Thursday, September 19, 2013

Do Recruiters (or Hiring Managers) Get the New Career Path

A fellow named Sir Ken Robinson who is famous for a TED talk about how schools kill creativity said in a recent Fast Company article the following:

“It’s important to note, that there just isn’t a straight line between what you do at school and what you go on to do in your career. I argue that it is like being in the ocean. You keep correcting your course according to the things that happen to you. But companies force us to write resumes as though it were a plan.”

He goes on later to say that “…companies need people who can think differently and adapt to be creative.” And finishes his argument making the point that we live in a world of ideas and concepts where imagination is the most important element of our long term success.

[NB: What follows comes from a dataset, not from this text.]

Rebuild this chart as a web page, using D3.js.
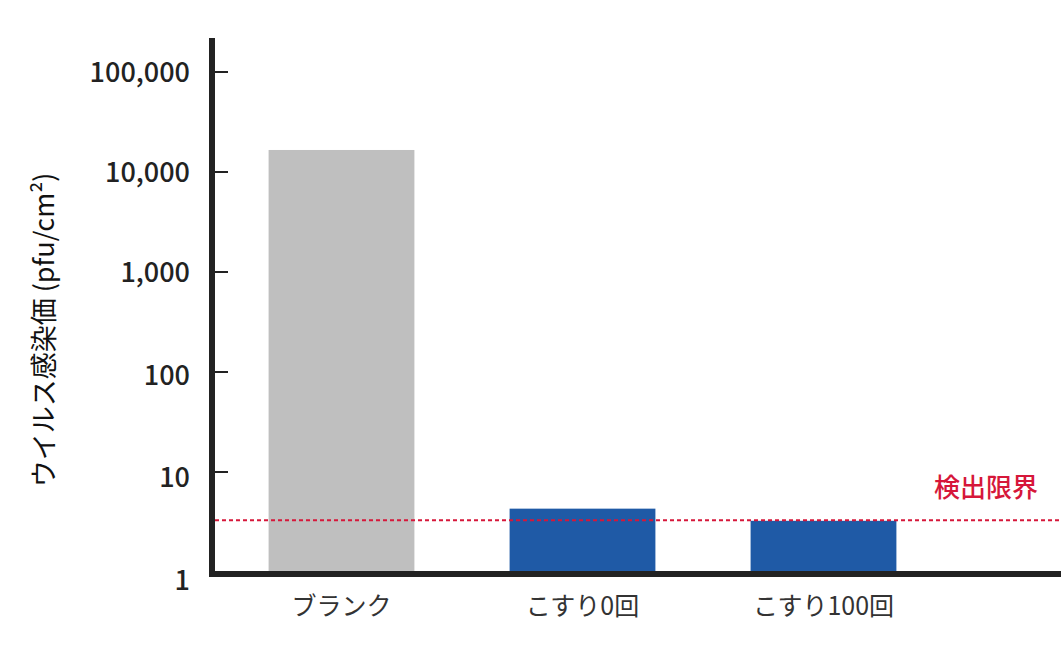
<!DOCTYPE html>
<html>
<head>
<meta charset="utf-8">
<script src="https://cdn.jsdelivr.net/npm/d3@7"></script>
<style>
  body { margin: 0; background: #fff; }
  text { font-family: "Noto Sans CJK JP", "Noto Sans", sans-serif; }
</style>
</head>
<body>
<div id="chart"></div>
<script>
// data
const categories = ["ブランク", "こすり0回", "こすり100回"];
const values = [16600, 4.3, 3.25];
const barColors = ["#bfbfbf", "#1f5aa6", "#1f5aa6"];
const tickValues = [1, 10, 100, 1000, 10000, 100000];
const detectionLimit = 3.3;
const limitLabel = "検出限界";
const yTitle = "ウイルス感染価 (pfu/cm²)";

const width = 1063, height = 657;
const axisX = 212, baseY = 572, topY = 38;

const svg = d3.select("#chart")
  .append("svg")
  .attr("width", width)
  .attr("height", height);

const y = d3.scaleLog()
  .domain([1, Math.pow(10, (baseY - topY) / 100)])
  .range([baseY, topY]);

const x = d3.scaleBand()
  .domain(categories)
  .range([221, 944])
  .paddingInner(0.395)
  .paddingOuter(0.1975);

// bars
svg.selectAll("rect.bar")
  .data(categories)
  .join("rect")
  .attr("class", "bar")
  .attr("x", d => x(d))
  .attr("width", x.bandwidth())
  .attr("y", (d, i) => y(values[i]))
  .attr("height", (d, i) => baseY - y(values[i]))
  .attr("fill", (d, i) => barColors[i]);

// detection limit line
svg.append("line")
  .attr("x1", axisX + 3)
  .attr("x2", 1061)
  .attr("y1", y(detectionLimit))
  .attr("y2", y(detectionLimit))
  .attr("stroke", "#d6173a")
  .attr("stroke-width", 2)
  .attr("stroke-dasharray", "4,3");

svg.append("text")
  .attr("x", 1038)
  .attr("y", y(detectionLimit) - 23)
  .attr("text-anchor", "end")
  .attr("font-size", 26)
  .attr("font-weight", 500)
  .attr("fill", "#d6173a")
  .text(limitLabel);

// y axis labels (small ones sit a bit lower, like the original)
const labelShift = { 1: 8, 10: 5, 100: 3 };
const yAxis = svg.append("g")
  .attr("transform", `translate(${axisX},0)`)
  .call(d3.axisLeft(y).tickValues(tickValues).tickSize(0).tickPadding(0)
    .tickFormat(d3.format(",")));
yAxis.select(".domain").remove();
yAxis.selectAll(".tick line").remove();
yAxis.selectAll(".tick text")
  .attr("x", -22)
  .attr("y", d => labelShift[d] || 0)
  .attr("dy", "0.35em")
  .attr("font-size", 27)
  .attr("font-weight", 500)
  .attr("font-family", "'Noto Sans CJK JP', 'Noto Sans', sans-serif")
  .attr("fill", "#222");

svg.selectAll("line.tick")
  .data(tickValues.filter(d => d > 1))
  .join("line")
  .attr("class", "tick")
  .attr("x1", axisX)
  .attr("x2", axisX + 16)
  .attr("y1", d => y(d))
  .attr("y2", d => y(d))
  .attr("stroke", "#222")
  .attr("stroke-width", 2);

svg.append("line")
  .attr("x1", axisX)
  .attr("x2", axisX)
  .attr("y1", topY)
  .attr("y2", baseY + 5)
  .attr("stroke", "#222")
  .attr("stroke-width", 6);

// x axis
svg.append("line")
  .attr("x1", axisX - 3)
  .attr("x2", 1061)
  .attr("y1", baseY + 2)
  .attr("y2", baseY + 2)
  .attr("stroke", "#222")
  .attr("stroke-width", 6);

svg.selectAll("text.cat")
  .data(categories)
  .join("text")
  .attr("class", "cat")
  .attr("x", d => x(d) + x.bandwidth() / 2)
  .attr("y", 615)
  .attr("text-anchor", "middle")
  .attr("font-size", 25)
  .attr("fill", "#333")
  .text(d => d);

// y title
svg.append("text")
  .attr("transform", "translate(54,330) rotate(-90)")
  .attr("text-anchor", "middle")
  .attr("font-size", 27)
  .attr("fill", "#111")
  .text(yTitle);
</script>
</body>
</html>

But do we look for imagination when we recruit? How often do we throw out the resume that isn’t an exact match to a specific set of skills? Is this getting even more pervasive now that we let automation drive our screening process? The HR space is rife with companies claiming they can find you the better candidate faster. But they can only find the candidates that fit narrow criteria.
 
How can that work if – as many studies have shown – skills learned today will be obsolete in 3 to 5 years?
 
How do we recruit for the “best athlete,” the one who has that well rounded set of skills that allows them to adapt, and to be creative and productive in uncertain and changing times?
 
When I was in the early days of my career I worked in a consulting firm. We specialized in building automated tools to help support complex business systems problems. As we grew very rapidly we wanted to understand how we could grow managers more quickly. Accordingly, we set about assessing what the common characteristics were for our most accomplished leaders. We found two things: 1) it was not our best engineers who succeeded, but the ones who had some form of liberal arts education in their background. And, 2) they had experienced a wide ranging and diversified set of experiences at the firm. They had not stuck to a single career path.
 
So that kid with the degree in art history, take a second look. S/he just might be your next CIO.